> [OBJECTIVE]
Reproduce exactly the lines below, from the first one through the line containing "totals = [265, 360, 549, 659, 793]", and omit any pictures.

> [GIVEN INFORMATION]

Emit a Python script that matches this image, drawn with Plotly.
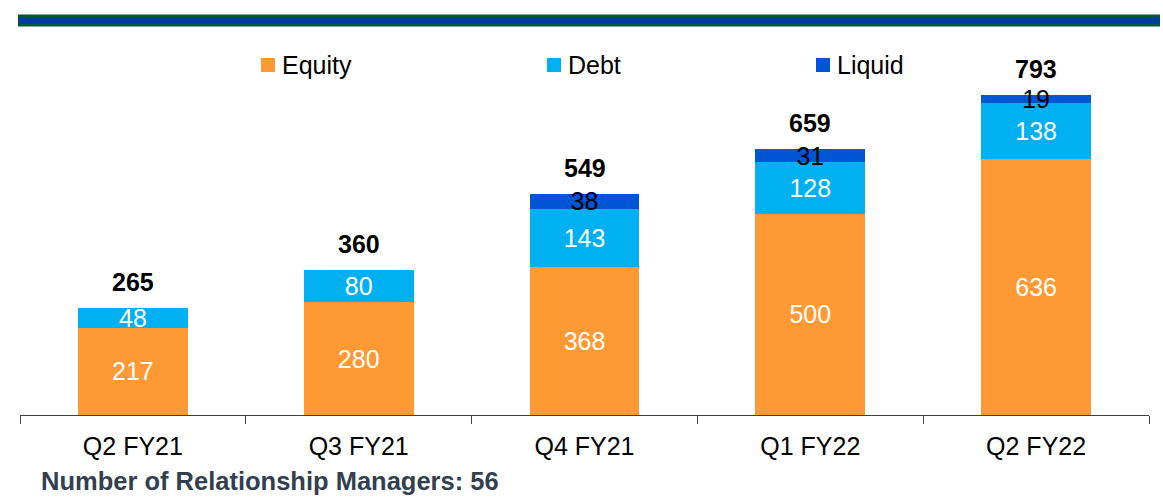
import plotly.graph_objects as go

# Quarterly AUM split by asset class
quarters = ["Q2 FY21", "Q3 FY21", "Q4 FY21", "Q1 FY22", "Q2 FY22"]
equity = [217, 280, 368, 500, 636]
debt = [48, 80, 143, 128, 138]
liquid = [None, None, 38, 31, 19]
totals = [265, 360, 549, 659, 793]

series_names = ["Equity", "Debt", "Liquid"]
series_colors = ["#FF9933", "#00B0F0", "#0055D4"]
label_colors = ["white", "white", "black"]
footnote = "Number of Relationship Managers: 56"

W, H = 1163, 504
M_L, M_R, M_T, M_B = 20, 14, 40, 89
PW, PH = W - M_L - M_R, H - M_T - M_B
FONT = "Arial, Liberation Sans, sans-serif"


def px_x(px):
    return (px - M_L) / PW


def px_y(py):
    return (H - M_B - py) / PH


fig = go.Figure()
for name, vals, col, lcol in zip(series_names, [equity, debt, liquid],
                                 series_colors, label_colors):
    fig.add_trace(go.Bar(
        x=quarters, y=vals, name=name, marker=dict(color=col, line=dict(width=0)),
        text=[("" if v is None else str(v)) for v in vals],
        textposition="inside", insidetextanchor="middle", constraintext="none",
        textangle=0,
        textfont=dict(family=FONT, size=25, color=lcol),
        showlegend=False, hoverinfo="skip",
    ))

annotations = []
# bold totals above each stack
for q, t in zip(quarters, totals):
    annotations.append(dict(
        x=q, y=t, xref="x", yref="y", text=f"<b>{t}</b>", showarrow=False,
        yanchor="bottom", yshift=10,
        font=dict(family=FONT, size=25, color="black"),
    ))

# custom legend
shapes = []
legend_x = [261, 547, 816]
for lx, name, col in zip(legend_x, series_names, series_colors):
    shapes.append(dict(type="rect", xref="paper", yref="paper",
                       x0=px_x(lx), x1=px_x(lx + 14), y0=px_y(72), y1=px_y(58),
                       fillcolor=col, line=dict(width=0)))
    annotations.append(dict(
        x=px_x(lx + 19), y=px_y(65), xref="paper", yref="paper", text=name,
        showarrow=False, xanchor="left", yanchor="middle",
        font=dict(family=FONT, size=25, color="black"),
    ))

# header band
shapes.append(dict(type="rect", xref="paper", yref="paper",
                   x0=px_x(18), x1=px_x(1160), y0=px_y(26.5), y1=px_y(14.5),
                   fillcolor="#00583A", line=dict(width=0), layer="above"))
shapes.append(dict(type="rect", xref="paper", yref="paper",
                   x0=px_x(18), x1=px_x(1160), y0=px_y(24), y1=px_y(17),
                   fillcolor="#003F98", line=dict(width=0), layer="above"))

# footnote
annotations.append(dict(
    x=px_x(39), y=px_y(481), xref="paper", yref="paper", text=f"<b>{footnote}</b>",
    showarrow=False, xanchor="left", yanchor="middle",
    font=dict(family=FONT, size=25.5, color="#333F4F"),
))

fig.update_layout(
    width=W, height=H, barmode="stack", bargap=0.513,
    margin=dict(l=M_L, r=M_R, t=M_T, b=M_B),
    paper_bgcolor="white", plot_bgcolor="white",
    xaxis=dict(showline=True, linecolor="#404040", linewidth=1,
               ticks="outside", tickson="boundaries", ticklen=8,
               ticklabelstandoff=9,
               tickcolor="#404040", tickfont=dict(family=FONT, size=25, color="black"),
               showgrid=False, fixedrange=True),
    yaxis=dict(visible=False, range=[0, PH / 0.403], fixedrange=True),
    annotations=annotations, shapes=shapes,
    showlegend=False,
)

fig.write_html("out.html", config={"displayModeBar": False})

> [EXERCISE RESULT]
Emit a Python script that matches this image, drawn with Plotly.
import plotly.graph_objects as go

# Quarterly AUM split by asset class
quarters = ["Q2 FY21", "Q3 FY21", "Q4 FY21", "Q1 FY22", "Q2 FY22"]
equity = [217, 280, 368, 500, 636]
debt = [48, 80, 143, 128, 138]
liquid = [None, None, 38, 31, 19]
totals = [265, 360, 549, 659, 793]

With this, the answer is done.